EXERCISE => Each line from the start of the records below through the line that contains "from matplotlib.ticker import FixedLocator" should be printed exactly. Pictures are omitted.

----

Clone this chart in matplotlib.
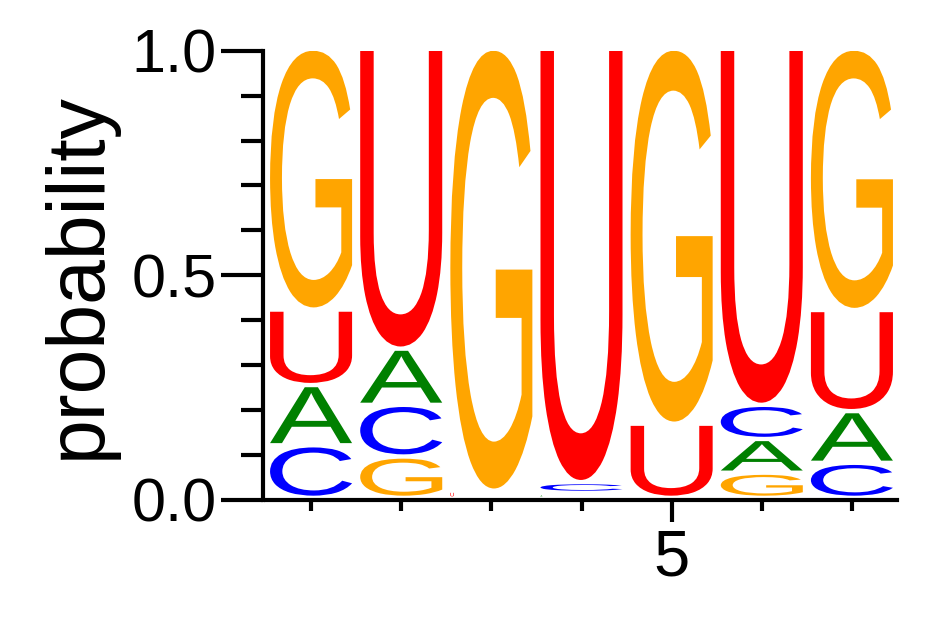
import matplotlib
matplotlib.use('Agg')
import matplotlib.pyplot as plt
from matplotlib.textpath import TextPath
from matplotlib.patches import PathPatch
from matplotlib.font_manager import FontProperties
from matplotlib.transforms import Affine2D
from matplotlib.ticker import FixedLocator

# probabilities per position
positions = [1, 2, 3, 4, 5, 6, 7]
prob_A = [0.134, 0.125, 0.000, 0.008, 0.000, 0.075, 0.115]
prob_C = [0.117, 0.115, 0.000, 0.024, 0.000, 0.076, 0.078]
prob_G = [0.581, 0.092, 0.984, 0.003, 0.835, 0.056, 0.582]
prob_U = [0.168, 0.668, 0.016, 0.965, 0.165, 0.793, 0.225]

letters = ['A', 'C', 'G', 'U']
colors = {'A': '#008000', 'C': '#0000FF', 'G': '#FFA500', 'U': '#FF0000'}

plt.rcParams['font.family'] = ['Liberation Sans', 'DejaVu Sans']

fig = plt.figure(figsize=(9.42, 6.17), dpi=100)
ax = fig.add_axes([266 / 942, 117 / 617, 631 / 942, 449.3 / 617])
ax.set_xlim(0.5, 7.5)
ax.set_ylim(0, 1)

font = FontProperties(family='Liberation Sans')
letter_w = 0.91
gap = 0.0096
# y units per x unit in pixels, for tiny letters drawn at natural shape
px_x = 631 / 7.0
px_y = 449.3


def draw_letter(ch, xc, y0, h):
    pad = min(gap, 0.5 * h)
    dh = h - pad
    if dh <= 0:
        return
    tp = TextPath((0, 0), ch, size=1, prop=font)
    ext = tp.get_extents()
    w = letter_w
    xl = xc - letter_w / 2
    if dh * px_y < 6:
        w = dh * px_y / px_x
    tr = (Affine2D().translate(-ext.x0, -ext.y0)
          .scale(w / ext.width, dh / ext.height)
          .translate(xl, y0 + pad))
    path = tr.transform_path(tp)
    ax.add_patch(PathPatch(path, facecolor=colors[ch], edgecolor='none', lw=0))


table = {'A': prob_A, 'C': prob_C, 'G': prob_G, 'U': prob_U}
for i, pos in enumerate(positions):
    vals = sorted([(table[l][i], l) for l in letters])
    y = 0.0
    for v, l in vals:
        if v > 0:
            draw_letter(l, pos, y, v)
        y += v

for s in ['top', 'right']:
    ax.spines[s].set_visible(False)
ax.spines['left'].set_position(('outward', 2.5))
ax.spines['left'].set_linewidth(3)
ax.spines['bottom'].set_linewidth(3)

ax.yaxis.set_major_locator(FixedLocator([0.0, 0.5, 1.0]))
ax.yaxis.set_minor_locator(FixedLocator([0.1, 0.2, 0.3, 0.4, 0.6, 0.7, 0.8, 0.9]))
ax.set_yticklabels(['0.0', '0.5', '1.0'])
ax.xaxis.set_major_locator(FixedLocator([5]))
ax.xaxis.set_minor_locator(FixedLocator(positions))
ax.set_xticklabels(['5'])

ax.tick_params(axis='y', which='major', length=30.5, width=3, labelsize=44, pad=2.4)
ax.tick_params(axis='y', which='minor', length=15.5, width=3)
ax.tick_params(axis='x', which='major', length=15.6, width=3, labelsize=47, pad=5)
ax.tick_params(axis='x', which='minor', length=7.7, width=3)

ax.set_ylabel('probability', fontsize=58)
ax.yaxis.set_label_coords(-0.236, 0.5)

fig.savefig('out.png', dpi=100)
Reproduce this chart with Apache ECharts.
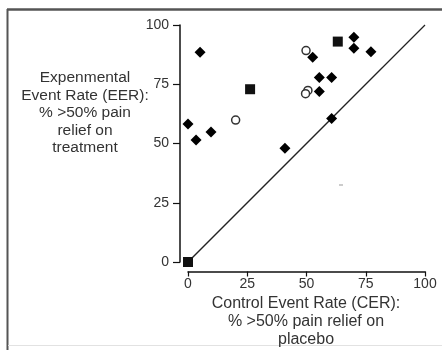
<!DOCTYPE html>
<html>
<head>
<meta charset="utf-8">
<script src="https://cdn.jsdelivr.net/npm/echarts@6/dist/echarts.min.js"></script>
<style>
html,body{margin:0;padding:0;background:#fff;}
#chart{width:442px;height:350px;}
</style>
</head>
<body>
<div id="chart"></div>
<script>
// Filled diamonds
var diamondX = [5.1, 0, 3.4, 9.7, 40.9, 52.6, 55.4, 60.6, 55.4, 60.6, 70.0, 70.0, 77.2];
var diamondY = [88.5, 58.2, 51.5, 54.9, 48.0, 86.4, 77.9, 77.9, 71.9, 60.6, 94.8, 90.2, 88.7];
// Filled squares
var squareX = [63.2, 26.2, 0];
var squareY = [93.0, 72.9, 0];
// Open circles
var circleX = [49.8, 20.1, 50.6, 49.6];
var circleY = [89.2, 59.9, 72.4, 71.0];
// Line of equality
var lineX = [-1.5, 100];
var lineY = [-1.5, 100];
// Axis ticks
var tickValues = [0, 25, 50, 75, 100];

var yTitle = ['Expenmental', 'Event Rate (EER):', '% >50% pain', 'relief on', 'treatment'];
var xTitle = ['Control Event Rate (CER):', '% >50% pain relief on', 'placebo'];

function pairs(xs, ys) { return xs.map(function (v, i) { return [v, ys[i]]; }); }

var FONT = '"Liberation Sans", Arial, sans-serif';
var chart = echarts.init(document.getElementById('chart'), null, {renderer: 'canvas'});
chart.setOption({
  animation: false,
  backgroundColor: '#ffffff',
  grid: {left: 188, right: 17, top: 25, bottom: 88, containLabel: false},
  xAxis: {
    type: 'value', min: 0, max: 100, interval: 25, offset: 9.5,
    splitLine: {show: false},
    axisLine: {show: true, onZero: false, lineStyle: {color: '#111', width: 1.5}},
    axisTick: {show: true, length: 5, lineStyle: {color: '#111', width: 1.2}},
    axisLabel: {margin: 6, fontSize: 14, color: '#333', fontFamily: FONT}
  },
  yAxis: {
    type: 'value', min: 0, max: 100, interval: 25, offset: 8,
    splitLine: {show: false},
    axisLine: {show: true, onZero: false, lineStyle: {color: '#111', width: 1.5}},
    axisTick: {show: true, length: 7, lineStyle: {color: '#111', width: 1.2}},
    axisLabel: {margin: 11, fontSize: 14, color: '#333', fontFamily: FONT}
  },
  series: [
    {
      type: 'line', data: pairs(lineX, lineY), showSymbol: false, symbol: 'none',
      clip: false, silent: true,
      lineStyle: {color: '#222', width: 1.3}, z: 1
    },
    {
      type: 'scatter', data: pairs(diamondX, diamondY),
      symbol: 'path://M0,-1 L1,0 L0,1 L-1,0 Z', symbolSize: [11, 11],
      itemStyle: {color: '#000', opacity: 1}, clip: false, z: 3
    },
    {
      type: 'scatter', data: pairs(squareX, squareY),
      symbol: 'rect', symbolSize: 10,
      itemStyle: {color: '#111', opacity: 1}, clip: false, z: 3
    },
    {
      type: 'scatter', data: pairs(circleX, circleY),
      symbol: 'circle', symbolSize: 8,
      itemStyle: {color: '#fff', borderColor: '#333', borderWidth: 1.5, opacity: 1}, clip: false, z: 4
    }
  ],
  graphic: [
    {type: 'line', shape: {x1: 7, y1: 9.5, x2: 442, y2: 9.5}, style: {stroke: '#555', lineWidth: 2.5}, silent: true},
    {type: 'line', shape: {x1: 7.5, y1: 9, x2: 7.5, y2: 350}, style: {stroke: '#555', lineWidth: 2}, silent: true},
    {type: 'line', shape: {x1: 8, y1: 345.5, x2: 442, y2: 345.5}, style: {stroke: '#e2e2e2', lineWidth: 1}, silent: true},
    {type: 'line', shape: {x1: 339, y1: 185, x2: 343, y2: 185}, style: {stroke: '#999', lineWidth: 1}, silent: true},
    {
      type: 'text', x: 85, y: 69, silent: true,
      style: {
        text: yTitle.join('\n'), textAlign: 'center', textVerticalAlign: 'top',
        align: 'center', verticalAlign: 'top',
        fontSize: 15.5, fontFamily: FONT, lineHeight: 17.5, fill: '#333'
      }
    },
    {
      type: 'text', x: 306, y: 294, silent: true,
      style: {
        text: xTitle.join('\n'), textAlign: 'center', textVerticalAlign: 'top',
        align: 'center', verticalAlign: 'top',
        fontSize: 16, fontFamily: FONT, lineHeight: 18.3, fill: '#333'
      }
    }
  ]
});
</script>
</body>
</html>
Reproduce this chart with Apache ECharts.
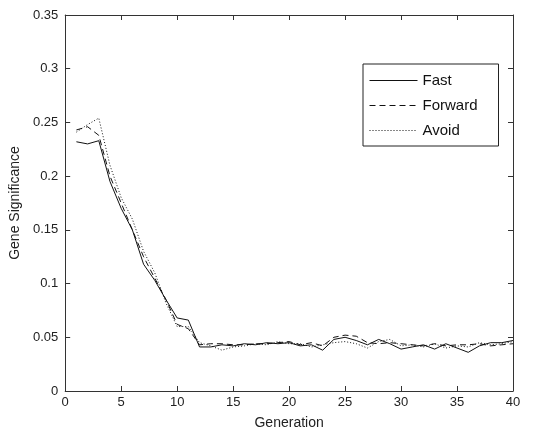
<!DOCTYPE html>
<html>
<head>
<meta charset="utf-8">
<script src="https://cdn.jsdelivr.net/npm/echarts@6/dist/echarts.min.js"></script>
<style>html,body{margin:0;padding:0;background:#fff}#c{width:553px;height:435px}</style>
</head>
<body>
<div id="c"></div>
<script>
const generations = Array.from({length: 40}, (_, i) => i + 1);
const fast = [0.232,0.230,0.233,0.195,0.170,0.150,0.118,0.103,0.085,0.068,0.066,0.041,0.041,0.043,0.042,0.044,0.043,0.045,0.044,0.045,0.042,0.043,0.038,0.048,0.050,0.047,0.043,0.048,0.044,0.039,0.041,0.043,0.039,0.044,0.040,0.036,0.042,0.045,0.045,0.047];
const forward = [0.243,0.246,0.238,0.200,0.175,0.150,0.125,0.105,0.085,0.062,0.058,0.043,0.044,0.044,0.043,0.043,0.044,0.044,0.045,0.046,0.043,0.045,0.042,0.050,0.052,0.051,0.045,0.044,0.045,0.044,0.043,0.042,0.044,0.042,0.043,0.043,0.044,0.042,0.043,0.044];
const avoid = [0.241,0.248,0.254,0.210,0.180,0.160,0.130,0.110,0.082,0.060,0.060,0.045,0.042,0.038,0.041,0.042,0.044,0.043,0.046,0.044,0.044,0.041,0.043,0.045,0.046,0.044,0.040,0.046,0.048,0.042,0.043,0.041,0.044,0.040,0.042,0.041,0.045,0.043,0.044,0.046];
const seriesNames = ['Fast', 'Forward', 'Avoid'];

const font = 'Liberation Sans, Arial, sans-serif';
const axisCol = '#333';
const chart = echarts.init(document.getElementById('c'));
const baseX = {
  type: 'value', min: 0, max: 40, interval: 5,
  axisLine: {show: true, onZero: false, lineStyle: {color: axisCol, width: 1}},
  axisTick: {show: true, inside: true, length: 5, lineStyle: {color: axisCol}},
  splitLine: {show: false}
};
const baseY = {
  type: 'value', min: 0, max: 0.35, interval: 0.05,
  axisLine: {show: true, onZero: false, lineStyle: {color: axisCol, width: 1}},
  axisTick: {show: true, inside: true, length: 5, lineStyle: {color: axisCol}},
  splitLine: {show: false}
};
const mk = (name, data, type) => ({
  name, type: 'line', xAxisIndex: 0, yAxisIndex: 0,
  data: data.map((v, i) => [generations[i], v]),
  showSymbol: false, symbol: 'none',
  color: '#111',
  lineStyle: {color: '#111', width: 1, type}
});
chart.setOption({
  animation: false,
  backgroundColor: '#fff',
  grid: {left: 63, right: 40, top: 15, bottom: 42},
  legend: {
    show: true,
    orient: 'vertical', left: 363, top: 64,
    data: seriesNames,
    backgroundColor: '#fff', borderColor: '#222', borderWidth: 1,
    padding: [9, 21, 8, 6], itemWidth: 48, itemHeight: 14, itemGap: 10,
    itemStyle: {opacity: 0},
    lineStyle: {width: 1},
    textStyle: {fontFamily: font, fontSize: 15, color: '#111'}
  },
  xAxis: [
    Object.assign({}, baseX, {position: 'bottom',
      axisLabel: {fontFamily: font, fontSize: 13, color: '#222', margin: 5},
      name: 'Generation', nameLocation: 'middle', nameGap: 25,
      nameTextStyle: {fontFamily: font, fontSize: 14, color: '#222'}}),
    Object.assign({}, baseX, {position: 'top', axisLabel: {show: false}})
  ],
  yAxis: [
    Object.assign({}, baseY, {position: 'left',
      axisLabel: {fontFamily: font, fontSize: 13, color: '#222', margin: 7},
      name: 'Gene Significance', nameLocation: 'middle', nameGap: 42,
      nameTextStyle: {fontFamily: font, fontSize: 14, color: '#222'}}),
    Object.assign({}, baseY, {position: 'right', axisLabel: {show: false}})
  ],
  series: [mk('Fast', fast, 'solid'), mk('Forward', forward, [6, 4]), mk('Avoid', avoid, [1, 2])]
});
</script>
</body>
</html>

----

RESULT =>
Clone this chart in matplotlib.
import matplotlib
matplotlib.use('Agg')
import matplotlib.pyplot as plt
from matplotlib.textpath import TextPath
from matplotlib.patches import PathPatch
from matplotlib.font_manager import FontProperties
from matplotlib.transforms import Affine2D
from matplotlib.ticker import FixedLocator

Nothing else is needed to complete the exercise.